Jerusalem Restaurants

Jerusalem’s dining scene is smaller and more modest than Tel Aviv's, but is steeped in 4,000 years of culinary traditions. Among Jewish residents, more than a century of immigration has infused the local fare with the best of Kurdish, Moroccan, French, Polish, Yemenite, and Italian flavors. On the Palestinian side, most restaurants rely on a rich heritage of family cooking. On both sides, an elite class of chefs has begun combining the best of local ingredients with advanced cooking techniques and imaginative serving styles.

All this is to say that when you’re in Jerusalem you can enjoy the best of both worlds: hole-in-the-wall eateries brimming with aromatic stews and garlicky hummus or high-end dining rooms serving inspired and elegant riffs on the city’s flavors and produce.

Some cuisine designations are self-explanatory, but other terms may be confusing. A restaurant billing itself as "dairy" will serve meals without meat; many such places do serve fish, in addition to pasta, soup, and salads. "Oriental" usually means Middle Eastern (in contrast to Western), often meaning hummus, kebabs, and stews.

The term kosher doesn’t imply a particular style of cooking, only that the cooks followed Jewish dietary law in selecting and preparing the food.

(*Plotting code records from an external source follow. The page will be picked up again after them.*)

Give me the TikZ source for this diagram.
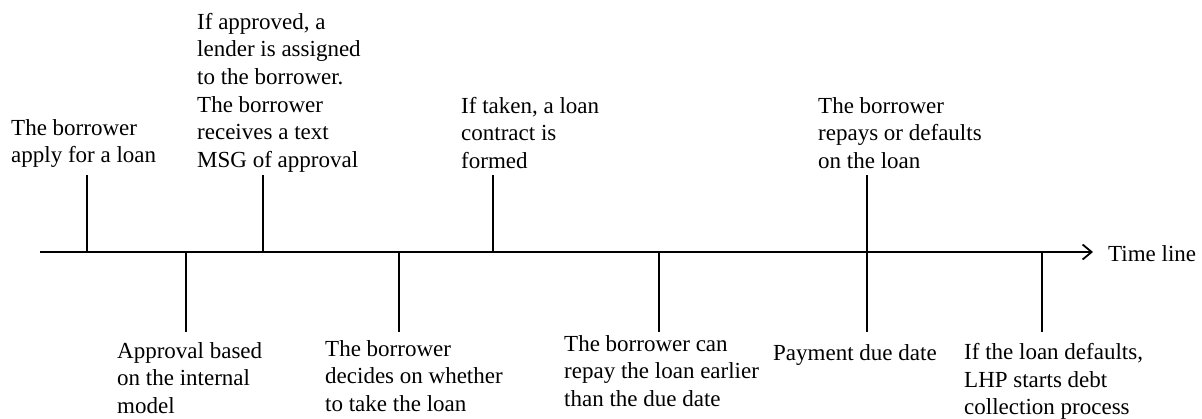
\documentclass[tikz,border=0pt]{standalone}
\usepackage{fontspec}
\setmainfont{Liberation Serif}
\usetikzlibrary{arrows.meta}
\begin{document}
\begin{tikzpicture}[x=1pt,y=-1pt,
  lbl/.style={anchor=north west,inner sep=0pt,align=left,font=\fontsize{23}{27.6}\selectfont},
  tick/.style={line width=1.8pt},
  axisline/.style={line width=1.8pt,-{Straight Barb[length=9pt,width=15pt]}}]
\useasboundingbox (0,0) rectangle (1202,418);
% axis
\coordinate (s) at (40,252);
\coordinate (e) at (1093,252);
\draw[axisline] (s) -- (e);
\node[anchor=base west,inner sep=0pt,font=\fontsize{23}{27.6}\selectfont] (tl) at (1108,261) {Time line};
% upper labels
\node[lbl] (a1) at (11,119) {The borrower\\apply for a loan};
\node[lbl] (a3) at (197,13) {If approved, a\\lender is assigned\\to the borrower.\\The borrower\\receives a text\\MSG of approval};
\node[lbl] (a5) at (461,97) {If taken, a loan\\contract is\\formed};
\node[lbl] (a7) at (818,97) {The borrower\\repays or defaults\\on the loan};
% lower labels
\node[lbl] (b2) at (117,342) {Approval based\\on the internal\\model};
\node[lbl] (b4) at (325,340) {The borrower\\decides on whether\\to take the loan};
\node[lbl] (b6) at (564,335) {The borrower can\\repay the loan earlier\\than the due date};
\node[lbl] (b7) at (773,344) {Payment due date};
\node[lbl] (b8) at (964,343) {If the loan defaults,\\LHP starts debt\\collection process};
% tick coordinates
\foreach \n/\x in {1/87,3/263,5/493,7/867}{
  \coordinate (u\n) at (\x,175);
  \coordinate (m\n) at (\x,252);
}
\foreach \n/\x in {2/186,4/399,6/659,7/867,8/1042}{
  \coordinate (d\n) at (\x,332);
  \coordinate (n\n) at (\x,252);
}
\foreach \n in {1,3,5,7}{\draw[tick] (m\n) -- (u\n);}
\foreach \n in {2,4,6,7,8}{\draw[tick] (n\n) -- (d\n);}
\end{tikzpicture}
\end{document}
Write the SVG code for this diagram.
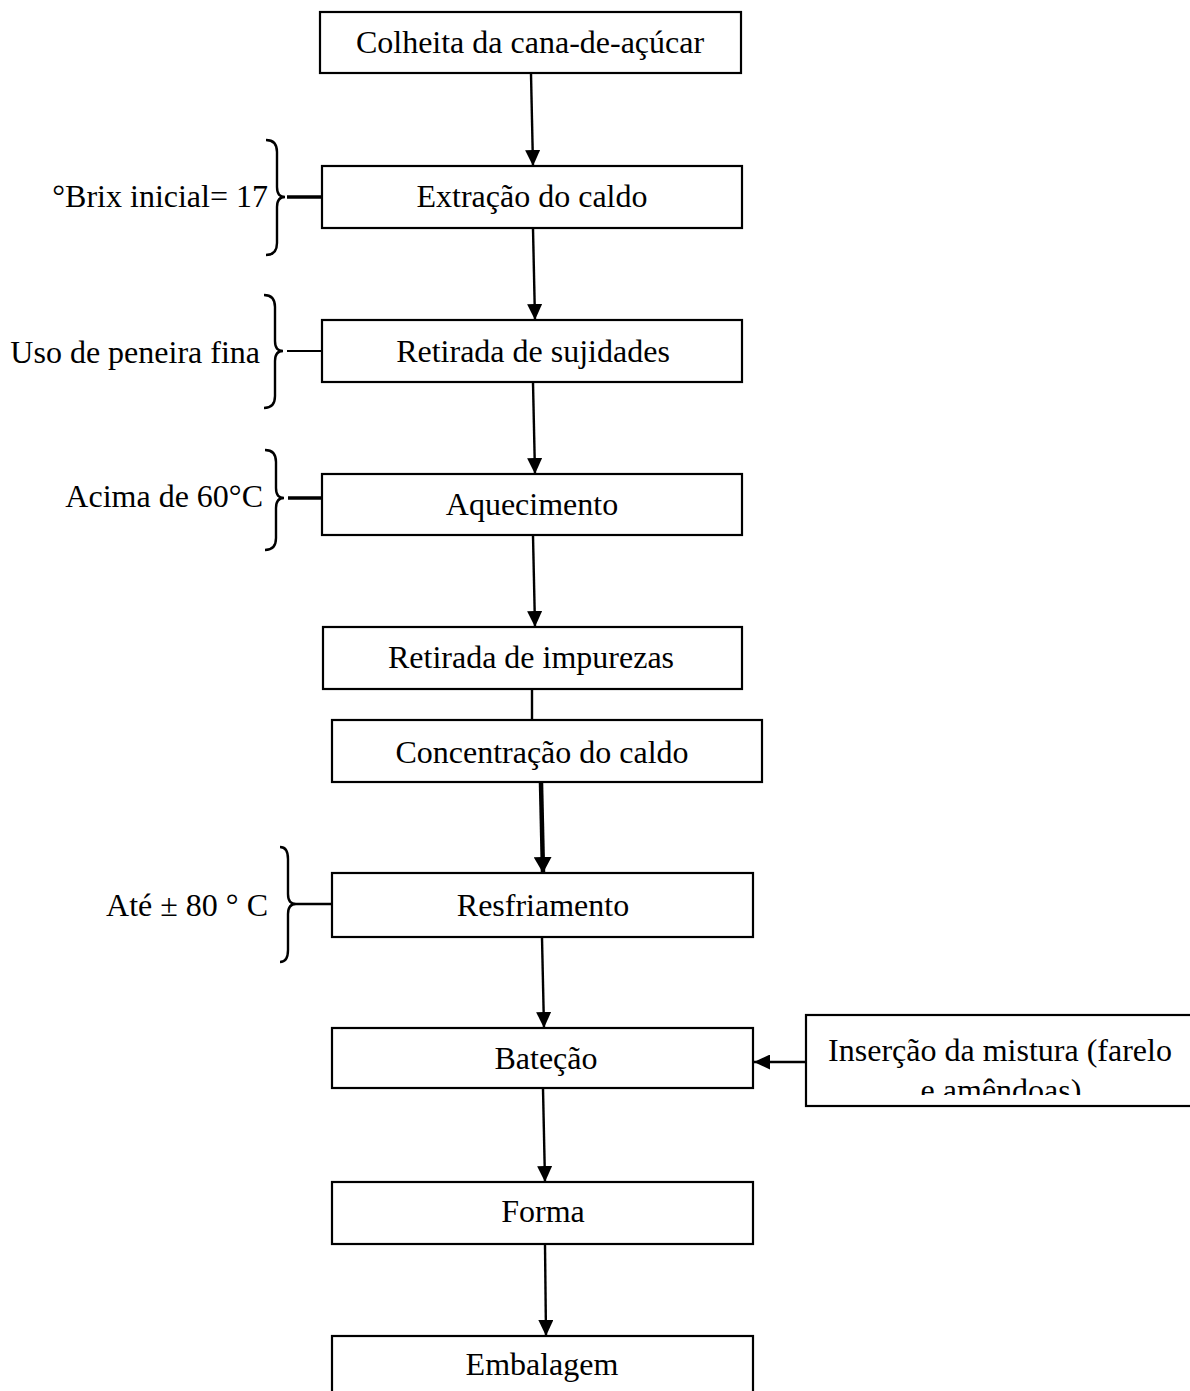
<svg xmlns="http://www.w3.org/2000/svg" width="1190" height="1391" viewBox="0 0 1190 1391">
<style>
.box{fill:#fff;stroke:#000;stroke-width:2.2}
.t{font-family:"Liberation Serif","Times New Roman",serif;font-size:32px;fill:#000;text-anchor:middle}
.s{font-family:"Liberation Serif","Times New Roman",serif;font-size:32px;fill:#000;text-anchor:end}
.ln{fill:none;stroke:#000;stroke-width:2.4}
.br{fill:none;stroke:#000;stroke-width:2.4}
</style>
<defs>
<marker id="ah" viewBox="0 0 16 15" refX="16" refY="7.5" markerWidth="16" markerHeight="15" markerUnits="userSpaceOnUse" orient="auto">
<path d="M0,0 L16,7.5 L0,15 Z" fill="#000"/>
</marker>
<marker id="ah2" viewBox="0 0 16 18" refX="16" refY="9" markerWidth="16" markerHeight="18" markerUnits="userSpaceOnUse" orient="auto">
<path d="M0,0 L16,9 L0,18 Z" fill="#000"/>
</marker>
<clipPath id="clipIns"><rect x="806" y="1015" width="384" height="80"/></clipPath>
</defs>
<rect width="1190" height="1391" fill="#fff"/>

<g id="connectors">
<line class="ln" x1="531" y1="74" x2="533" y2="166" marker-end="url(#ah)"/>
<line class="ln" x1="533" y1="229" x2="535" y2="320" marker-end="url(#ah)"/>
<line class="ln" x1="533" y1="383" x2="535" y2="474" marker-end="url(#ah)"/>
<line class="ln" x1="533" y1="536" x2="535" y2="627" marker-end="url(#ah)"/>
<line class="ln" x1="532" y1="689" x2="532" y2="720"/>
<line class="ln" x1="541" y1="783" x2="543" y2="873" style="stroke-width:4.5" marker-end="url(#ah2)"/>
<line class="ln" x1="542" y1="938" x2="544" y2="1028" marker-end="url(#ah)"/>
<line class="ln" x1="806" y1="1062" x2="754" y2="1062" marker-end="url(#ah)"/>
<line class="ln" x1="543" y1="1089" x2="545" y2="1182" marker-end="url(#ah)"/>
<line class="ln" x1="545" y1="1245" x2="546" y2="1336" marker-end="url(#ah)"/>
<line class="ln" x1="287" y1="197" x2="322" y2="197" style="stroke-width:3.4"/>
<line class="ln" x1="287" y1="351" x2="322" y2="351" style="stroke-width:1.8"/>
<line class="ln" x1="288" y1="498" x2="322" y2="498" style="stroke-width:3.4"/>
<line class="ln" x1="296" y1="904" x2="332" y2="904"/>
</g>

<g id="n1"><rect class="box" x="320" y="12" width="421" height="61"/><text class="t" x="530" y="53">Colheita da cana-de-açúcar</text></g>
<g id="n2"><rect class="box" x="322" y="166" width="420" height="62"/><text class="t" x="532" y="207">Extração do caldo</text></g>
<g id="n3"><rect class="box" x="322" y="320" width="420" height="62"/><text class="t" x="533" y="362">Retirada de sujidades</text></g>
<g id="n4"><rect class="box" x="322" y="474" width="420" height="61"/><text class="t" x="532" y="515">Aquecimento</text></g>
<g id="n5"><rect class="box" x="323" y="627" width="419" height="62"/><text class="t" x="531" y="668">Retirada de impurezas</text></g>
<g id="n6"><rect class="box" x="332" y="720" width="430" height="62"/><text class="t" x="542" y="763">Concentração do caldo</text></g>
<g id="n7"><rect class="box" x="332" y="873" width="421" height="64"/><text class="t" x="543" y="916">Resfriamento</text></g>
<g id="n8"><rect class="box" x="332" y="1028" width="421" height="60"/><text class="t" x="546" y="1069">Bateção</text></g>
<g id="n9"><rect class="box" x="806" y="1015" width="390" height="91"/>
<g clip-path="url(#clipIns)"><text class="t" x="1000" y="1061">Inserção da mistura (farelo</text><text class="t" x="1001" y="1101">e amêndoas)</text></g></g>
<g id="n10"><rect class="box" x="332" y="1182" width="421" height="62"/><text class="t" x="543" y="1222">Forma</text></g>
<g id="n11"><rect class="box" x="332" y="1336" width="421" height="70"/><text class="t" x="542" y="1375">Embalagem</text></g>

<g id="a1"><path class="br" d="M266,140 Q277,140 277,152 L277,187 Q277,197 285,197 Q277,197 277,207 L277,243 Q277,255 266,255"/><text class="s" x="268" y="207">°Brix inicial= 17</text></g>
<g id="a2"><path class="br" d="M264,295 Q275,295 275,307 L275,341 Q275,351 283,351 Q275,351 275,361 L275,396 Q275,408 264,408"/><text class="s" x="260" y="363">Uso de peneira fina</text></g>
<g id="a3"><path class="br" d="M265,450 Q276,450 276,462 L276,488 Q276,498 284,498 Q276,498 276,508 L276,538 Q276,550 265,550"/><text class="s" x="263" y="507">Acima de 60°C</text></g>
<g id="a4"><path class="br" d="M280,847 Q288,847 288,859 L288,894 Q288,904 296,904 Q288,904 288,914 L288,950 Q288,962 280,962"/><text class="s" x="268" y="916">Até ± 80 ° C</text></g>
</svg>
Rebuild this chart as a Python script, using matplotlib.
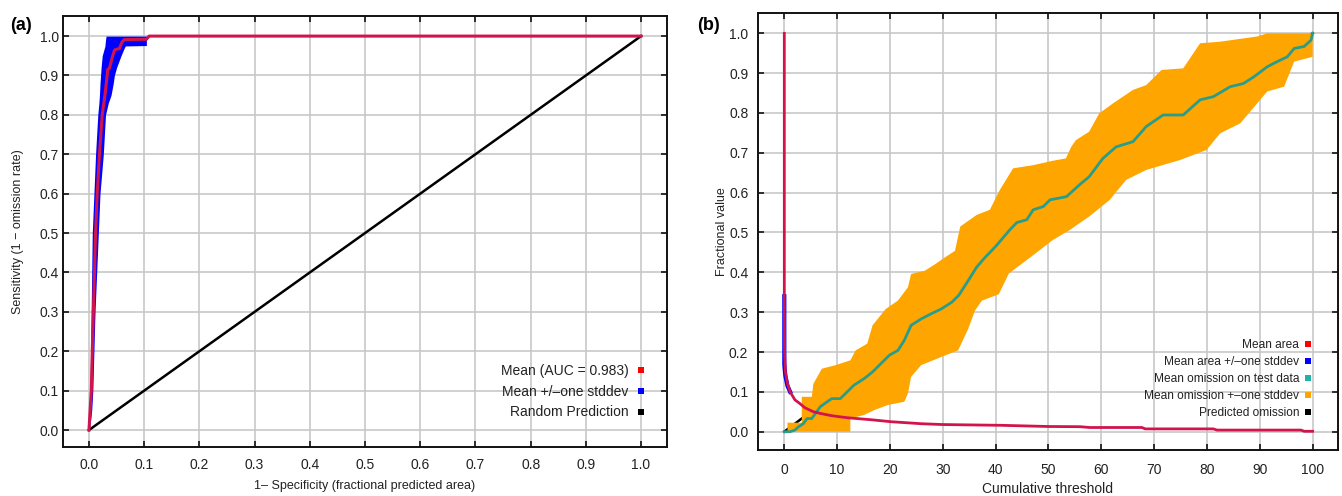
import numpy as np
import matplotlib
matplotlib.use("Agg")
import matplotlib.pyplot as plt
from matplotlib.lines import Line2D

plt.rcParams['font.family'] = ['Liberation Sans', 'DejaVu Sans']

# ---------------- Panel (a): ROC ----------------
roc_fpr = [0.0, 0.0043, 0.006, 0.008, 0.010, 0.012, 0.015, 0.019, 0.024, 0.029, 0.033, 0.034,
           0.037, 0.042, 0.046, 0.048, 0.055, 0.060, 0.064, 0.104, 0.109, 1.0]
roc_tpr = [0.0, 0.10, 0.20, 0.30, 0.40, 0.50, 0.60, 0.70, 0.80, 0.85, 0.90, 0.915,
           0.918, 0.945, 0.963, 0.966, 0.968, 0.985, 0.991, 0.992, 1.0, 1.0]

band_tpr = [0.0, 0.05, 0.1, 0.2, 0.3, 0.4, 0.5, 0.6, 0.7, 0.75, 0.8, 0.83, 0.85, 0.88, 0.9,
            0.92, 0.95, 0.96, 0.97, 0.975, 0.976, 0.99, 1.0]
band_left = [0.0, 0.001, 0.002, 0.003, 0.004, 0.005, 0.006, 0.009, 0.012, 0.014, 0.016, 0.018,
             0.019, 0.020, 0.021, 0.022, 0.024, 0.026, 0.028, 0.029, 0.029, 0.030, 0.031]
band_right = [0.001, 0.005, 0.007, 0.009, 0.011, 0.014, 0.017, 0.020, 0.026, 0.028, 0.030, 0.035,
              0.040, 0.044, 0.046, 0.050, 0.058, 0.061, 0.064, 0.066, 0.104, 0.104, 0.109]

random_x = [0.0, 1.0]
random_y = [0.0, 1.0]

roc_ticks = [0.0, 0.1, 0.2, 0.3, 0.4, 0.5, 0.6, 0.7, 0.8, 0.9, 1.0]
roc_ticklabels = ['0.0', '0.1', '0.2', '0.3', '0.4', '0.5', '0.6', '0.7', '0.8', '0.9', '1.0']
roc_legend = ['Mean (AUC = 0.983)', 'Mean +/\u2013one stddev', 'Random Prediction']

# ---------------- Panel (b): omission / area ----------------
area_x = [0, 0, 0.05, 0.2, 0.6, 1.1, 2.0, 3.0, 3.9, 5.5, 7.1, 9.0, 11.9, 16.4, 20.2, 25.9, 29.7,
          35, 41, 50, 56, 57.8, 67.7, 68.3, 81.2, 81.9, 97.8, 98.4, 100]
area_y = [1.0, 0.33, 0.2, 0.15, 0.12, 0.10, 0.08, 0.07, 0.06, 0.05, 0.045, 0.04, 0.035, 0.03,
          0.025, 0.02, 0.018, 0.017, 0.016, 0.013, 0.0125, 0.0105, 0.0105, 0.007, 0.007, 0.004,
          0.004, 0.001, 0.001]
# portion of the area curve where the stddev band is visible
area_sd_x = [0, 0, 0.05, 0.2, 0.6, 1.1]
area_sd_y = [0.34, 0.17, 0.16, 0.14, 0.115, 0.10]

om_x = [0, 1.1, 2.0, 2.7, 3.6, 4.3, 5.2, 5.9, 6.8, 8.1, 9.0, 10.6, 11.9, 13.2, 15.1, 16.7, 18.3,
        19.9, 21.5, 22.7, 24.0, 25.9, 27.8, 29.7, 31.7, 33.0, 34.8, 36.4, 38.0, 40.0, 42.7, 44.0,
        45.9, 47.1, 49.0, 50.3, 53.4, 55.9, 57.7, 60.3, 62.8, 66.0, 68.5, 71.7, 75.5, 78.7, 81.2,
        84.4, 86.9, 88.9, 91.4, 93.3, 95.2, 96.5, 98.4, 99.7, 100]
om_y = [0, 0, 0.004, 0.0125, 0.02, 0.033, 0.033, 0.046, 0.0625, 0.075, 0.083, 0.083, 0.1, 0.117,
        0.133, 0.15, 0.171, 0.192, 0.204, 0.229, 0.267, 0.283, 0.296, 0.308, 0.325, 0.342, 0.379,
        0.413, 0.4375, 0.465, 0.507, 0.525, 0.532, 0.557, 0.565, 0.582, 0.59, 0.62, 0.64, 0.686,
        0.715, 0.728, 0.766, 0.795, 0.795, 0.833, 0.841, 0.866, 0.874, 0.891, 0.916, 0.929, 0.941,
        0.962, 0.967, 0.983, 1.0]

om_up_x = [0.6, 3.3, 3.3, 5.2, 5.5, 7.1, 9.7, 12.5, 13.5, 15.7, 16.7, 19.2, 21.5, 23.4, 24.0,
           26.6, 28.5, 30.4, 32.3, 33.3, 36.4, 38.9, 40.8, 43.3, 47.1, 50.8, 53.3, 54.3, 55.2,
           57.7, 59.6, 62.2, 66.0, 68.5, 71.4, 75.5, 78.7, 82.5, 89.5, 91.4, 100]
om_up_y = [0.0225, 0.0225, 0.0875, 0.0875, 0.12, 0.158, 0.167, 0.179, 0.204, 0.221, 0.267, 0.308,
           0.329, 0.3625, 0.396, 0.404, 0.42, 0.4375, 0.454, 0.515, 0.544, 0.557, 0.607, 0.661,
           0.669, 0.680, 0.686, 0.715, 0.732, 0.753, 0.799, 0.824, 0.858, 0.87, 0.908, 0.912,
           0.975, 0.979, 0.992, 1.0, 1.0]
om_lo_x = [0.6, 12.5, 12.5, 15.1, 17.0, 19.6, 22.7, 23.4, 24.0, 25.9, 29.7, 32.9, 34.8, 36.1,
           37.4, 40.6, 42.5, 47.6, 50.8, 54.0, 57.7, 61.6, 64.7, 68.5, 74.9, 79.9, 82.5, 86.3,
           89.5, 91.4, 94.6, 96.5, 100]
om_lo_y = [0, 0, 0.033, 0.042, 0.054, 0.067, 0.075, 0.096, 0.1375, 0.167, 0.1875, 0.204, 0.258,
           0.304, 0.329, 0.345, 0.397, 0.448, 0.481, 0.506, 0.54, 0.582, 0.632, 0.657, 0.682,
           0.707, 0.749, 0.774, 0.824, 0.854, 0.866, 0.929, 0.941]

pred_x = [0, 100]
pred_y = [0.0, 1.0]

thr_ticks = [0, 10, 20, 30, 40, 50, 60, 70, 80, 90, 100]
frac_ticks = [0.0, 0.1, 0.2, 0.3, 0.4, 0.5, 0.6, 0.7, 0.8, 0.9, 1.0]
frac_ticklabels = ['0.0', '0.1', '0.2', '0.3', '0.4', '0.5', '0.6', '0.7', '0.8', '0.9', '1.0']
om_legend = ['Mean area', 'Mean area +/\u2013one stddev', 'Mean omission on test data',
             'Mean omission +\u2013one stddev', 'Predicted omission']

# ---------------- styles ----------------
RED = '#d2144c'
BLUE = '#0000ff'
TEAL = '#2a9d8a'
ORANGE = '#ffa500'
GRID = '#c8c8c8'
TXT = '#222222'

fig = plt.figure(figsize=(13.42, 4.96), dpi=100)
W, H = 1342, 496
ax1 = fig.add_axes([63 / W, 49 / H, 604 / W, 431 / H])
ax2 = fig.add_axes([758 / W, 46 / H, 580 / W, 437 / H])


def style(ax):
    ax.grid(True, color=GRID, linewidth=1.2)
    ax.set_axisbelow(True)
    for s in ax.spines.values():
        s.set_linewidth(1.4)
        s.set_color('#111111')
    ax.tick_params(direction='in', length=4, width=1.2, top=True, right=True,
                   labelsize=10, labelcolor=TXT, color='#111111')


# Panel (a)
style(ax1)
ax1.fill_betweenx(band_tpr, band_left, band_right, color=BLUE, linewidth=0, zorder=2)
ax1.plot(random_x, random_y, color='black', linewidth=1.8, zorder=3)
ax1.plot(roc_fpr, roc_tpr, color=RED, linewidth=2.2, zorder=4)
ax1.set_xlim(-0.047, 1.047)
ax1.set_ylim(-0.043, 1.051)
ax1.set_xticks(roc_ticks)
ax1.set_xticklabels(roc_ticklabels)
ax1.set_yticks(roc_ticks)
ax1.set_yticklabels(roc_ticklabels)
ax1.tick_params(axis='x', pad=8)
ax1.tick_params(axis='y', pad=3)
ax1.set_xlabel('1\u2013 Specificity (fractional predicted area)', fontsize=9, color=TXT, labelpad=6)
ax1.set_ylabel('Sensitivity (1 \u2212 omission rate)', fontsize=9, color=TXT, labelpad=11)
h1 = [Line2D([], [], marker='s', linestyle='none', markersize=5, color=c, markeredgewidth=0)
      for c in ['#ff0000', BLUE, 'black']]
ax1.legend(h1, roc_legend, loc='lower right', bbox_to_anchor=(0.975, 0.048), frameon=False,
           markerfirst=False, fontsize=10, handlelength=0.6, handletextpad=0.6,
           labelspacing=0.47, borderpad=0, labelcolor=TXT)

# Panel (b)
style(ax2)
ax2.plot(pred_x, pred_y, color='black', linewidth=1.8, zorder=2)
ax2.fill(list(om_up_x) + list(om_lo_x[::-1]), list(om_up_y) + list(om_lo_y[::-1]),
         color=ORANGE, linewidth=0, zorder=3)
ax2.plot(om_x, om_y, color=TEAL, linewidth=2.0, zorder=4)
ax2.plot(area_sd_x, area_sd_y, color=BLUE, linewidth=3.0, zorder=5)
ax2.plot(area_x, area_y, color=RED, linewidth=2.0, zorder=6)
ax2.set_xlim(-4.98, 104.8)
ax2.set_ylim(-0.046, 1.051)
ax2.set_xticks(thr_ticks)
ax2.set_yticks(frac_ticks)
ax2.set_yticklabels(frac_ticklabels)
ax2.tick_params(axis='x', pad=9)
ax2.tick_params(axis='y', pad=7)
ax2.set_xlabel('Cumulative threshold', fontsize=10, color=TXT, labelpad=4)
ax2.set_ylabel('Fractional value', fontsize=9, color=TXT, labelpad=1)
h2 = [Line2D([], [], marker='s', linestyle='none', markersize=4.5, color=c, markeredgewidth=0)
      for c in ['#ff0000', BLUE, '#20b2aa', ORANGE, 'black']]
ax2.legend(h2, om_legend, loc='lower right', bbox_to_anchor=(0.965, 0.057), frameon=False,
           markerfirst=False, fontsize=8.6, handlelength=0.6, handletextpad=0.45,
           labelspacing=0.42, borderpad=0, labelcolor=TXT)

fig.text(10 / W, 1 - 26 / H, '(a)', fontsize=13, fontweight='bold', va='center', ha='left')
fig.text(697 / W, 1 - 26 / H, '(b)', fontsize=13, fontweight='bold', va='center', ha='left')

fig.savefig('out.png', dpi=100)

In Jerusalem, where there are many kosher standards from which to choose, the selection can be dizzying. But unless specific kosher standards govern your eating habits, don't worry. Jerusalem is home to dozens of kosher restaurants preparing excellent food. Remember that most kosher restaurants are closed for Friday dinner and Saturday lunch in observation of the Jewish Sabbath. A generous handful of nonkosher cafés, bars, and restaurants remain open all weekend.

Dress codes are pretty much nonexistent in Jerusalem's restaurants (as in the rest of Israel). People tend to dress casually—jeans are perfectly appropriate almost everywhere anytime. A modicum of neatness and modesty (trousers instead of jeans, a button-down shirt instead of a T-shirt) might be expected in the more exclusive establishments. In conservative neighborhoods, women will feel more comfortable covered up. If you brought the kids, you're in luck: nearly every Israeli restaurant is kid-friendly, and many have special menus and high chairs.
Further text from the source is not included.